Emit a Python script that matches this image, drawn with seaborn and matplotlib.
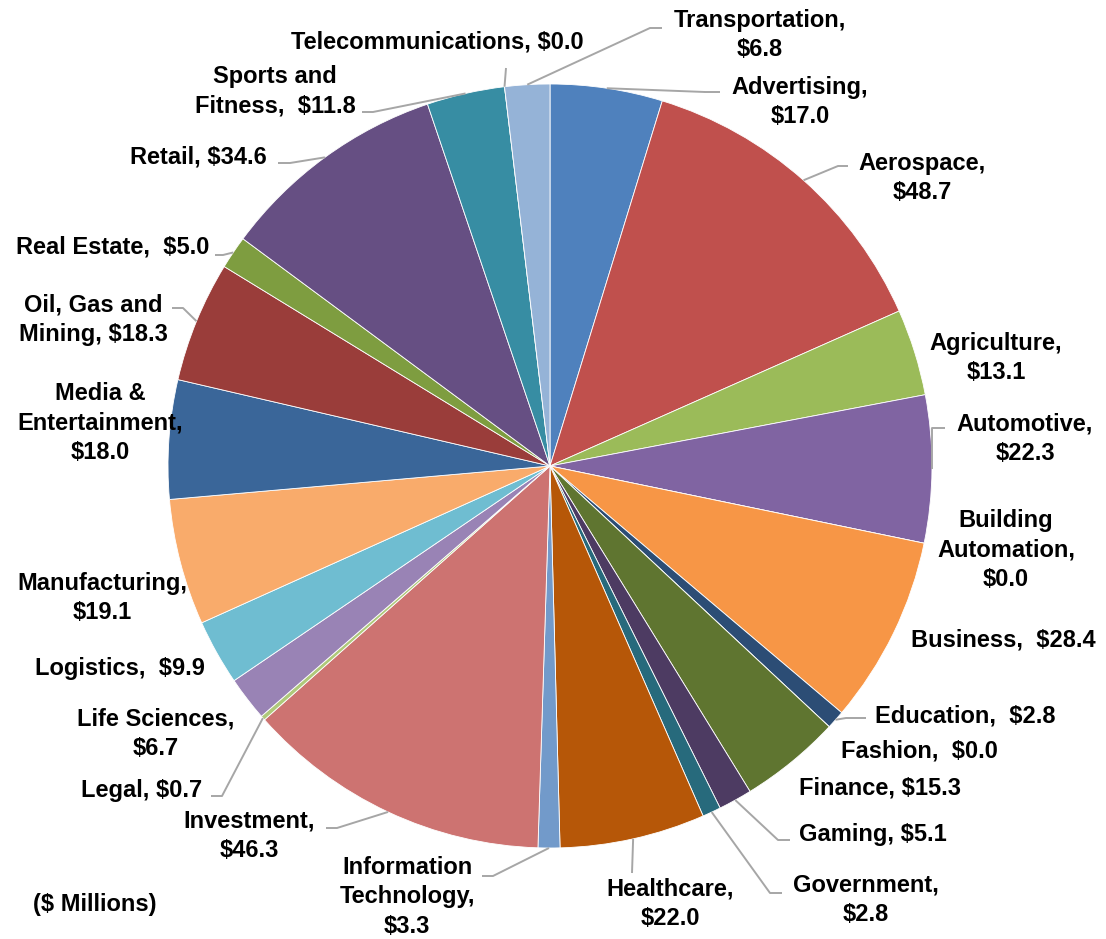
import numpy as np
import seaborn as sns
import matplotlib.pyplot as plt

# Data ($ Millions), clockwise from 12 o'clock
industries = ["Advertising", "Aerospace", "Agriculture", "Automotive", "Building Automation",
              "Business", "Education", "Fashion", "Finance", "Gaming", "Government",
              "Healthcare", "Information Technology", "Investment", "Legal", "Life Sciences",
              "Logistics", "Manufacturing", "Media & Entertainment", "Oil, Gas and Mining",
              "Real Estate", "Retail", "Sports and Fitness", "Telecommunications", "Transportation"]
values = [17.0, 48.7, 13.1, 22.3, 0.0, 28.4, 2.8, 0.0, 15.3, 5.1, 2.8, 22.0, 3.3, 46.3, 0.7,
          6.7, 9.9, 19.1, 18.0, 18.3, 5.0, 34.6, 11.8, 0.0, 6.8]
# label text as it appears in the chart (line breaks / spacing)
label_text = ["Advertising,\n$17.0", "Aerospace,\n$48.7", "Agriculture,\n$13.1", "Automotive,\n$22.3",
              "Building\nAutomation,\n$0.0", "Business,  $28.4", "Education,  $2.8", "Fashion,  $0.0",
              "Finance, $15.3", "Gaming, $5.1", "Government,\n$2.8", "Healthcare,\n$22.0",
              "Information\nTechnology,\n$3.3", "Investment,\n$46.3", "Legal, $0.7", "Life Sciences,\n$6.7",
              "Logistics,  $9.9", "Manufacturing,\n$19.1", "Media &\nEntertainment,\n$18.0",
              "Oil, Gas and\nMining, $18.3", "Real Estate,  $5.0", "Retail, $34.6",
              "Sports and\nFitness,  $11.8", "Telecommunications, $0.0", "Transportation,\n$6.8"]

colors = ["#4F81BD", "#C0504D", "#9BBB59", "#8064A2", "#4BACC6", "#F79646",
          "#2C4D75", "#772C2A", "#5F7530", "#4D3B62", "#276A7C", "#B65708",
          "#729ACA", "#CD7371", "#AFC97A", "#9983B5", "#6FBDD1", "#F9AB6B",
          "#3A6699", "#9A3D3A", "#7E9D40", "#664F83", "#378DA3", "#C6783A", "#95B3D7"]

# layout (pixel coords, y from top)
W, H = 1106, 939
cx, cy, R = 550, 466, 382
label_pos = [(800, 102), (922, 178), (996, 358), (1025, 439), (1006, 550), (1003, 640),
             (965, 716), (919, 751), (880, 788), (873, 834), (866, 900), (670, 904),
             (407, 897), (249, 836), (142, 790), (156, 734), (120, 668), (102, 598),
             (100, 423), (93, 320), (113, 247), (198, 157), (275, 91), (437, 42), (760, 35)]
# leader line bends: list of points after the wedge anchor
leaders = {
    "Advertising": [(705, 92), (720, 92)],
    "Aerospace": [(838, 166), (848, 166)],
    "Automotive": [(932, 428), (945, 428)],
    "Education": [(846, 718), (866, 718)],
    "Gaming": [(778, 840), (790, 840)],
    "Government": [(770, 893), (782, 893)],
    "Healthcare": [(632, 873)],
    "Information Technology": [(493, 876), (482, 876)],
    "Investment": [(337, 828), (326, 828)],
    "Legal": [(222, 796), (211, 796)],
    "Oil, Gas and Mining": [(183, 308), (172, 308)],
    "Real Estate": [(223, 255), (215, 255)],
    "Retail": [(290, 163), (278, 163)],
    "Sports and Fitness": [(373, 112), (362, 112)],
    "Telecommunications": [(506, 68)],
    "Transportation": [(650, 28), (662, 28)],
}

sns.set_theme(style="white")
plt.rcParams["font.family"] = ["Liberation Sans", "DejaVu Sans"]

fig = plt.figure(figsize=(W / 100, H / 100), dpi=100)
ax = fig.add_axes([0, 0, 1, 1])

wedges, _ = ax.pie(values, colors=colors, startangle=90, counterclock=False,
                   center=(cx, H - cy), radius=R,
                   wedgeprops=dict(edgecolor="white", linewidth=0.6))

for w, name, txt, (lx, ly) in zip(wedges, industries, label_text, label_pos):
    ax.text(lx, H - ly, txt, ha="center", va="center", fontsize=17, fontweight="bold",
            color="black", linespacing=1.38)
    if name in leaders:
        mid = np.deg2rad((w.theta1 + w.theta2) / 2)
        xs = [cx + R * np.cos(mid)] + [p[0] for p in leaders[name]]
        ys = [H - cy + R * np.sin(mid)] + [H - p[1] for p in leaders[name]]
        ax.plot(xs, ys, color="#A6A6A6", lw=1.4, solid_capstyle="butt")

ax.text(95, H - 905, "($ Millions)", ha="center", va="center", fontsize=17,
        fontweight="bold", color="black")

ax.set_xlim(0, W)
ax.set_ylim(0, H)
ax.set_aspect("equal")
ax.axis("off")
fig.savefig("out.png", dpi=100, facecolor="white")
plt.close()
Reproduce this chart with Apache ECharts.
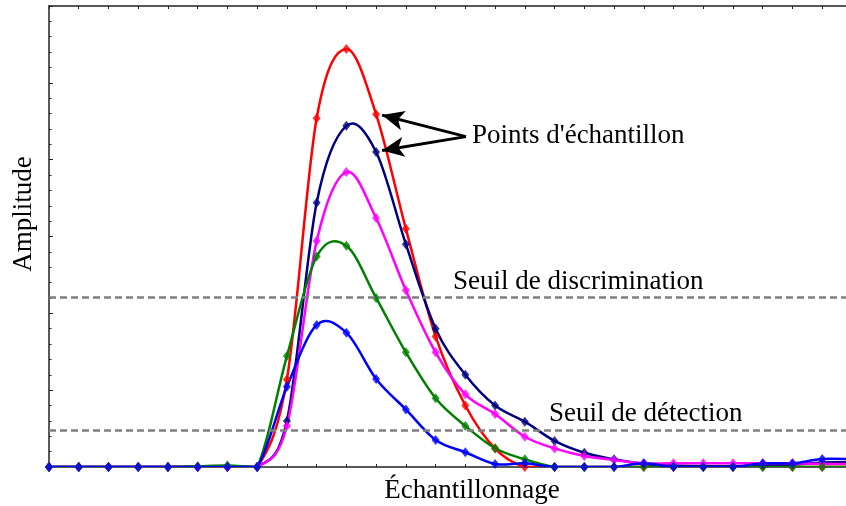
<!DOCTYPE html>
<html>
<head>
<meta charset="utf-8">
<script src="https://cdn.jsdelivr.net/npm/echarts@6/dist/echarts.min.js"></script>
<style>
    html, body { margin: 0; padding: 0; background: #fff; }
    #main { width: 846px; height: 506px; }
</style>
</head>
<body>
<div id="main"></div>
<script>
// sample index 0..27 (last one falls just outside the frame)
var samples = [0,1,2,3,4,5,6,7,8,9,10,11,12,13,14,15,16,17,18,19,20,21,22,23,24,25,26,27];

var redVals     = [0,0,0,0,0,0,0,0,5.7,22.7,27.2,22.95,15.5,8.5,4.0,1.2,0,0,0,0,0,0,0,0,0,0,0,0];
var navyVals    = [0,0,0,0,0,0,0,0,3.0,17.2,22.2,20.5,14.5,9.0,6.0,4.0,2.95,1.7,0.93,0.5,0.2,0.1,0.05,0.05,0.1,0.15,0.3,0.3];
var magentaVals = [0,0,0,0,0,0,0,0,2.67,14.7,19.2,16.2,11.5,7.46,4.73,3.45,1.97,1.21,0.72,0.46,0.24,0.24,0.24,0.24,0.24,0.24,0.2,0.2];
var greenVals   = [0,0,0,0,0,0.05,0.1,0,7.22,13.7,14.4,11.0,7.46,4.47,2.67,1.22,0.5,0,0,0,0,0,0,0,0,0,0,0];
var blueVals    = [0,0,0,0,0,0,0,0,5.22,9.24,8.74,5.73,3.75,1.76,0.96,0.2,0.24,0,0,0,0.24,0,0,0,0.24,0.24,0.52,0.52];

// seuils
var seuilDiscrimination = 11.05;
var seuilDetection = 2.4;

// arrows of "Points d'échantillon" : [start, end] in data coords
var arrowFrom = [14.02, 21.5];
var arrowTo1 = [11.2, 22.9];
var arrowTo2 = [11.2, 20.6];

var serif = '"Liberation Serif", "Times New Roman", serif';
var font = '27px ' + serif;

function pairs(vals) {
    return samples.map(function (x, i) { return [x, vals[i]]; });
}

// smooth curve through the samples (catmull-rom, drawn segment by segment)
function curveSeries(color, vals) {
    return {
        type: 'custom',
        data: pairs(vals),
        clip: true,
        silent: true,
        renderItem: function (params, api) {
            var i = params.dataIndexInside;
            var n = params.dataInsideLength;
            if (i >= n - 1) return null;
            function pt(k) {
                k = Math.max(0, Math.min(n - 1, k));
                return api.coord([api.value(0, k), api.value(1, k)]);
            }
            var p0 = pt(i - 1), p1 = pt(i), p2 = pt(i + 1), p3 = pt(i + 2);
            var base = api.coord([0, 0])[1];
            var cpy1 = Math.min(base, p1[1] + (p2[1] - p0[1]) / 6);
            var cpy2 = Math.min(base, p2[1] - (p3[1] - p1[1]) / 6);
            return {
                type: 'bezierCurve',
                shape: {
                    x1: p1[0], y1: p1[1], x2: p2[0], y2: p2[1],
                    cpx1: p1[0] + (p2[0] - p0[0]) / 6, cpy1: cpy1,
                    cpx2: p2[0] - (p3[0] - p1[0]) / 6, cpy2: cpy2
                },
                style: { stroke: color, lineWidth: 2.5, fill: 'none' }
            };
        }
    };
}

function markerSeries(color, vals) {
    return {
        type: 'scatter',
        data: pairs(vals),
        symbol: 'diamond',
        symbolSize: [8, 10],
        itemStyle: { color: color },
        silent: true,
        clip: true
    };
}

var chart = echarts.init(document.getElementById('main'));

var curves = [
    ['#ff0000', redVals],
    ['#000080', navyVals],
    ['#ff00ff', magentaVals],
    ['#008000', greenVals],
    ['#0000ff', blueVals]
];

var series = [{
    type: 'line',
    data: [],
    markLine: {
        silent: true,
        symbol: 'none',
        label: { show: false },
        lineStyle: { color: '#7f7f7f', width: 2.5, type: [7, 4] },
        data: [
            { yAxis: seuilDiscrimination },
            { yAxis: seuilDetection }
        ]
    }
}];

curves.forEach(function (c) {
    series.push(curveSeries(c[0], c[1]));
    series.push(markerSeries(c[0], c[1]));
});

series.push({
    type: 'line',
    data: [],
    markLine: {
        silent: true,
        symbol: ['none', 'arrow'],
        symbolSize: [15, 22],
        label: { show: false },
        lineStyle: { color: '#000', width: 3, type: 'solid' },
        data: [
            [{ coord: arrowFrom }, { coord: arrowTo1 }],
            [{ coord: arrowFrom }, { coord: arrowTo2 }]
        ]
    }
});

var axisCommon = {
    type: 'value',
    min: 0,
    max: 26.8,
    interval: 1,
    axisLine: { show: true, lineStyle: { color: '#222', width: 1.5 } },
    axisTick: { show: true, inside: true, length: 3, lineStyle: { color: '#222' } },
    axisLabel: { show: false },
    splitLine: { show: false }
};

var option = {
    animation: false,
    backgroundColor: '#fff',
    grid: { left: 49, right: 0, top: 6, bottom: 39 },
    xAxis: [
        Object.assign({ position: 'bottom' }, axisCommon),
        Object.assign({ position: 'top' }, axisCommon)
    ],
    yAxis: {
        type: 'value',
        min: 0,
        max: 30,
        interval: 5,
        axisLine: { show: true, lineStyle: { color: '#222', width: 1.5 } },
        axisTick: { show: true, inside: true, length: 4, lineStyle: { color: '#222' } },
        minorTick: { show: true, splitNumber: 5, length: 2.5, lineStyle: { color: '#222' } },
        axisLabel: { show: false },
        splitLine: { show: false }
    },
    graphic: [
        { type: 'text', x: 24, y: 214, rotation: Math.PI / 2,
          style: { text: 'Amplitude', font: font, fill: '#000', textAlign: 'center', textVerticalAlign: 'middle' } },
        { type: 'text', x: 472, y: 491,
          style: { text: 'Échantillonnage', font: font, fill: '#000', textAlign: 'center', textVerticalAlign: 'middle' } },
        { type: 'text', x: 472, y: 136,
          style: { text: "Points d'échantillon", font: font, fill: '#000', textAlign: 'left', textVerticalAlign: 'middle' } },
        { type: 'text', x: 453, y: 282,
          style: { text: 'Seuil de discrimination', font: font, fill: '#000', textAlign: 'left', textVerticalAlign: 'middle' } },
        { type: 'text', x: 549, y: 414,
          style: { text: 'Seuil de détection', font: font, fill: '#000', textAlign: 'left', textVerticalAlign: 'middle' } }
    ],
    series: series
};

chart.setOption(option);
</script>
</body>
</html>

--------

[Given exercise]:
Leave out the pictures and repeat exactly the lines from the start of the material through the line that contains "import matplotlib.pyplot as plt", both included.

[Task response]:
Emit a Python script that matches this image, drawn with seaborn and matplotlib.
import numpy as np
import seaborn as sns
import matplotlib.pyplot as plt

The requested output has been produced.